Brian Orndorf of DVD Talk gave the film one half star out of five, saying: "The Source is nothing less than a parody of what has come before. If you've seen the previous sequels, you already know that's saying something. There is some relief that this franchise will finally be put out of its misery, because nobody in their right mind would try to keep this series going after watching just how boneheaded Highlander: The Source is." Danél Griffin of Film as Art gave The Source one half star out of four, remarking that "it's bad—cheesily bad, colossally bad, monumentally bad, bad enough to make you never want to watch another movie again bad."

Keith Breese of FilmCritic.com gave the film one star out of five, saying: "Not only will Highlander fans be disappointed by the film's nosedive into nonsense, but the average viewer will be stunned by the backyard quality of this film. The acting is uniformly terrible, the special effects are hideous, the sets are cheap and grubby, and the direction is uninspired. The film is an utter failure. ... Surely this is the final nail in the coffin lid for this film series. If it isn't, then something is truly wrong with the universe."
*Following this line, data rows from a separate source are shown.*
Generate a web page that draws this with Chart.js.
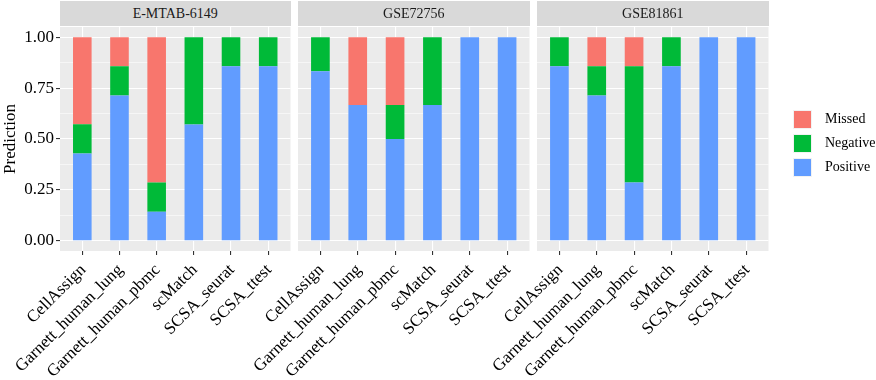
<!DOCTYPE html>
<html>
<head>
<meta charset="utf-8">
<script src="https://cdn.jsdelivr.net/npm/chart.js@4.4.0/dist/chart.umd.min.js"></script>
<style>
  body { margin: 0; background: #fff; }
  #wrap { position: relative; width: 876px; height: 380px; font-family: 'Liberation Serif', serif; }
  #wrap canvas { position: absolute; left: 0; top: 0; }
  .strip { position: absolute; top: 1px; height: 25px; line-height: 26px; background: #d9d9d9; color: #1a1a1a; font-size: 14px; text-align: center; }
  .key { position: absolute; left: 793px; width: 17px; height: 17px; border: 1px solid #f2f2f2; }
  .lab { position: absolute; left: 825px; font-size: 14px; color: #000; line-height: 18px; }
</style>
</head>
<body>
<div id="wrap">
  <canvas id="c1" width="876" height="380"></canvas>
  <canvas id="c2" width="876" height="380"></canvas>
  <canvas id="c3" width="876" height="380"></canvas>
</div>
<script>
const methods = ['CellAssign', 'Garnett_human_lung', 'Garnett_human_pbmc', 'scMatch', 'SCSA_seurat', 'SCSA_ttest'];
const facets = ['E-MTAB-6149', 'GSE72756', 'GSE81861'];
const outcomes = ['Missed', 'Negative', 'Positive'];
const colors = ['#F8766D', '#00BA38', '#619CFF'];
const yTicks = [0, 0.25, 0.5, 0.75, 1];

// E-MTAB-6149
const positiveE = [0.429, 0.714, 0.143, 0.571, 0.857, 0.857];
const negativeE = [0.143, 0.143, 0.143, 0.429, 0.143, 0.143];
const missedE = [0.428, 0.143, 0.714, 0, 0, 0];
// GSE72756
const positive72 = [0.833, 0.667, 0.5, 0.667, 1, 1];
const negative72 = [0.167, 0, 0.167, 0.333, 0, 0];
const missed72 = [0, 0.333, 0.333, 0, 0, 0];
// GSE81861
const positive81 = [0.857, 0.714, 0.286, 0.857, 1, 1];
const negative81 = [0.143, 0.143, 0.571, 0.143, 0, 0];
const missed81 = [0, 0.143, 0.143, 0, 0, 0];

const series = [
  [missedE, negativeE, positiveE],
  [missed72, negative72, positive72],
  [missed81, negative81, positive81]
];

// panel pixel bounds
const panels = [[60, 290.5], [298, 529.5], [537, 768.5]];
const panelTop = 27;
const panelBottom = 251;

// minor grid lines halfway between the labelled ticks
const yGrid = [];
yTicks.forEach((v, i) => {
  yGrid.push(v);
  if (i < yTicks.length - 1) yGrid.push((v + yTicks[i + 1]) / 2);
});
const isMajor = v => yTicks.some(t => Math.abs(t - v) < 1e-6);

const font = 'Liberation Serif';

const panelBg = {
  id: 'panelBg',
  beforeDraw(chart) {
    const { ctx, chartArea: a } = chart;
    ctx.save();
    ctx.fillStyle = '#ebebeb';
    ctx.fillRect(a.left, a.top, a.right - a.left, a.bottom - a.top);
    ctx.restore();
  }
};

const wrap = document.getElementById('wrap');

facets.forEach((name, p) => {
  const [left, right] = panels[p];
  const strip = document.createElement('div');
  strip.className = 'strip';
  strip.style.left = left + 'px';
  strip.style.width = (right - left) + 'px';
  strip.textContent = name;
  wrap.appendChild(strip);

  const first = p === 0;
  // stack from the bottom: Positive, Negative, Missed
  const datasets = [2, 1, 0].map(k => ({
    label: outcomes[k],
    data: series[p][k].map((v, i) => ({ x: i + 1, y: v })),
    backgroundColor: colors[k],
    borderWidth: 0,
    categoryPercentage: 1,
    barPercentage: 0.5
  }));

  new Chart(document.getElementById('c' + (p + 1)).getContext('2d'), {
    type: 'bar',
    data: { datasets },
    plugins: [panelBg],
    options: {
      responsive: false,
      animation: false,
      devicePixelRatio: 1,
      layout: { padding: { left: first ? 0 : left, right: 876 - right, top: panelTop, bottom: 0 } },
      plugins: { legend: { display: false }, tooltip: { enabled: false } },
      scales: {
        x: {
          type: 'linear',
          stacked: true,
          offset: false,
          min: 0.4,
          max: 6.6,
          afterBuildTicks: s => { s.ticks = methods.map((m, i) => ({ value: i + 1 })); },
          afterFit: s => { s.height = 380 - panelBottom; s.paddingLeft = 0; s.paddingRight = 0; },
          border: { display: false },
          grid: { offset: false, color: '#ffffff', lineWidth: 1.1, tickColor: '#333333', tickLength: 4 },
          ticks: {
            autoSkip: false,
            minRotation: 45,
            maxRotation: 45,
            padding: 5,
            labelOffset: 1,
            color: '#000',
            font: { family: font, size: 17 },
            callback: v => methods[Math.round(v) - 1]
          }
        },
        y: {
          stacked: true,
          min: -0.05,
          max: 1.05,
          afterBuildTicks: s => { s.ticks = yGrid.map(v => ({ value: v })); },
          afterFit: s => { s.width = first ? 60 : 0; s.paddingTop = 0; s.paddingBottom = 0; },
          border: { display: false },
          grid: {
            color: '#ffffff',
            lineWidth: c => isMajor(c.tick.value) ? 1.1 : 0.55,
            tickColor: c => isMajor(c.tick.value) ? '#333333' : 'rgba(0,0,0,0)',
            tickLength: first ? 4 : 0,
            drawTicks: first
          },
          ticks: {
            display: first,
            padding: 2,
            color: '#000',
            font: { family: font, size: 17 },
            callback: v => isMajor(v) ? v.toFixed(2) : ''
          },
          title: {
            display: first,
            text: 'Prediction',
            color: '#000',
            padding: 0,
            font: { family: font, size: 17 }
          }
        }
      }
    }
  });
});

// legend
outcomes.forEach((name, k) => {
  const top = 110 + k * 24;
  const key = document.createElement('div');
  key.className = 'key';
  key.style.top = top + 'px';
  key.style.background = colors[k];
  wrap.appendChild(key);
  const lab = document.createElement('div');
  lab.className = 'lab';
  lab.style.top = top + 'px';
  lab.textContent = name;
  wrap.appendChild(lab);
});
</script>
</body>
</html>
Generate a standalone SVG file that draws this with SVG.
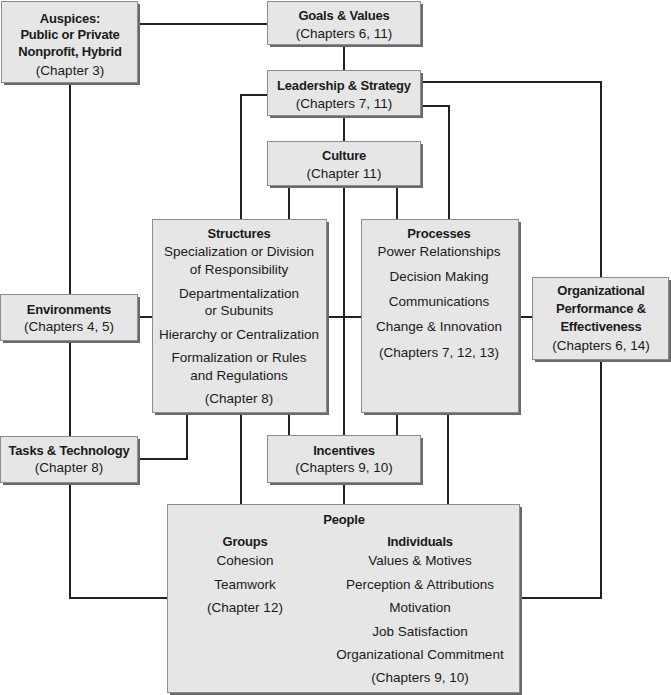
<svg xmlns="http://www.w3.org/2000/svg" width="671" height="695" viewBox="0 0 671 695">
<style>
.bg{fill:#ffffff}
.sh{fill:#6a6a6a}
.bx{fill:#e6e6e6;stroke:#8c8c8c;stroke-width:1}
.w{fill:none;stroke:#222;stroke-width:2}
text{font-family:"Liberation Sans",Arial,sans-serif;font-size:13.5px;fill:#1a1a1a;text-anchor:middle}
.b{font-weight:bold;font-size:13px;letter-spacing:-0.2px}
</style>
<rect class="bg" x="0" y="0" width="671" height="695"/>
<g id="connectors">
<path class="w" d="M137,24H267"/>
<path class="w" d="M70,83V294M70,341V436M70,482V598H167"/>
<path class="w" d="M344,44V70M344,116V141"/>
<path class="w" d="M267,95H241V219"/>
<path class="w" d="M420,82H601V277M601,360V598H519"/>
<path class="w" d="M420,106H449V219"/>
<path class="w" d="M289,186V219M397,186V219M344,186V435M344,483V504"/>
<path class="w" d="M137,317H152M326,317H361M518,317H532"/>
<path class="w" d="M187,412V459H137"/>
<path class="w" d="M241,412V504M448,412V504M289,412V435M397,412V435"/>
</g>
<g id="auspices">
<rect class="sh" x="4" y="4" width="136" height="81"/>
<rect class="bx" x="1.5" y="1.5" width="136" height="81"/>
<text class="b" x="70" y="23">Auspices:</text>
<text class="b" x="70" y="39">Public or Private</text>
<text class="b" x="70" y="56">Nonprofit, Hybrid</text>
<text x="70" y="75">(Chapter 3)</text>
</g>
<g id="goals">
<rect class="sh" x="270" y="4" width="153" height="43"/>
<rect class="bx" x="267.5" y="1.5" width="153" height="43"/>
<text class="b" x="344" y="20">Goals &amp; Values</text>
<text x="344" y="38">(Chapters 6, 11)</text>
</g>
<g id="leadership">
<rect class="sh" x="270" y="73" width="153" height="45"/>
<rect class="bx" x="267.5" y="70.5" width="153" height="45"/>
<text class="b" x="344" y="90">Leadership &amp; Strategy</text>
<text x="344" y="108">(Chapters 7, 11)</text>
</g>
<g id="culture">
<rect class="sh" x="270" y="144" width="153" height="44"/>
<rect class="bx" x="267.5" y="141.5" width="153" height="44"/>
<text class="b" x="344" y="160">Culture</text>
<text x="344" y="178">(Chapter 11)</text>
</g>
<g id="structures">
<rect class="sh" x="155" y="222" width="174" height="193"/>
<rect class="bx" x="152.5" y="219.5" width="174" height="193"/>
<text class="b" x="239" y="238">Structures</text>
<text x="239" y="256">Specialization or Division</text>
<text x="239" y="274">of Responsibility</text>
<text x="239" y="298">Departmentalization</text>
<text x="239" y="315">or Subunits</text>
<text x="239" y="339">Hierarchy or Centralization</text>
<text x="239" y="362">Formalization or Rules</text>
<text x="239" y="380">and Regulations</text>
<text x="239" y="403">(Chapter 8)</text>
</g>
<g id="processes">
<rect class="sh" x="364" y="222" width="157" height="193"/>
<rect class="bx" x="361.5" y="219.5" width="157" height="193"/>
<text class="b" x="439" y="238">Processes</text>
<text x="439" y="256">Power Relationships</text>
<text x="439" y="281">Decision Making</text>
<text x="439" y="306">Communications</text>
<text x="439" y="331">Change &amp; Innovation</text>
<text x="439" y="357">(Chapters 7, 12, 13)</text>
</g>
<g id="environments">
<rect class="sh" x="3" y="297" width="137" height="46"/>
<rect class="bx" x="0.5" y="294.5" width="137" height="46"/>
<text class="b" x="69" y="314">Environments</text>
<text x="69" y="331">(Chapters 4, 5)</text>
</g>
<g id="performance">
<rect class="sh" x="535" y="280" width="136" height="82"/>
<rect class="bx" x="532.5" y="277.5" width="136" height="82"/>
<text class="b" x="601" y="295">Organizational</text>
<text class="b" x="601" y="313">Performance &amp;</text>
<text class="b" x="601" y="331">Effectiveness</text>
<text x="601" y="350">(Chapters 6, 14)</text>
</g>
<g id="tasks">
<rect class="sh" x="3" y="439" width="137" height="46"/>
<rect class="bx" x="0.5" y="436.5" width="137" height="46"/>
<text class="b" x="69" y="455">Tasks &amp; Technology</text>
<text x="69" y="472">(Chapter 8)</text>
</g>
<g id="incentives">
<rect class="sh" x="270" y="438" width="153" height="47"/>
<rect class="bx" x="267.5" y="435.5" width="153" height="47"/>
<text class="b" x="344" y="455">Incentives</text>
<text x="344" y="472">(Chapters 9, 10)</text>
</g>
<g id="people">
<rect class="sh" x="170" y="507" width="352" height="188"/>
<rect class="bx" x="167.5" y="504.5" width="352" height="188"/>
<text class="b" x="344" y="524">People</text>
<text class="b" x="245" y="546">Groups</text>
<text x="245" y="565">Cohesion</text>
<text x="245" y="589">Teamwork</text>
<text x="245" y="612">(Chapter 12)</text>
<text class="b" x="420" y="546">Individuals</text>
<text x="420" y="565">Values &amp; Motives</text>
<text x="420" y="589">Perception &amp; Attributions</text>
<text x="420" y="612">Motivation</text>
<text x="420" y="636">Job Satisfaction</text>
<text x="420" y="659">Organizational Commitment</text>
<text x="420" y="682">(Chapters 9, 10)</text>
</g>
</svg>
The Sci-Fi Movie Page gave The Source one and a half stars out of five, saying: "Just when you think that this is a franchise that can't sink any lower, along comes Highlander: The Source. ... One gets the impression that The Source was filmed with theatrical distribution in mind but that no sane cinema distributor would touch it with a ten-foot barge pole. Good for them. Instead it went straight to the SciFi Channel and now the DVD shelves where you should let it stay, collecting dust."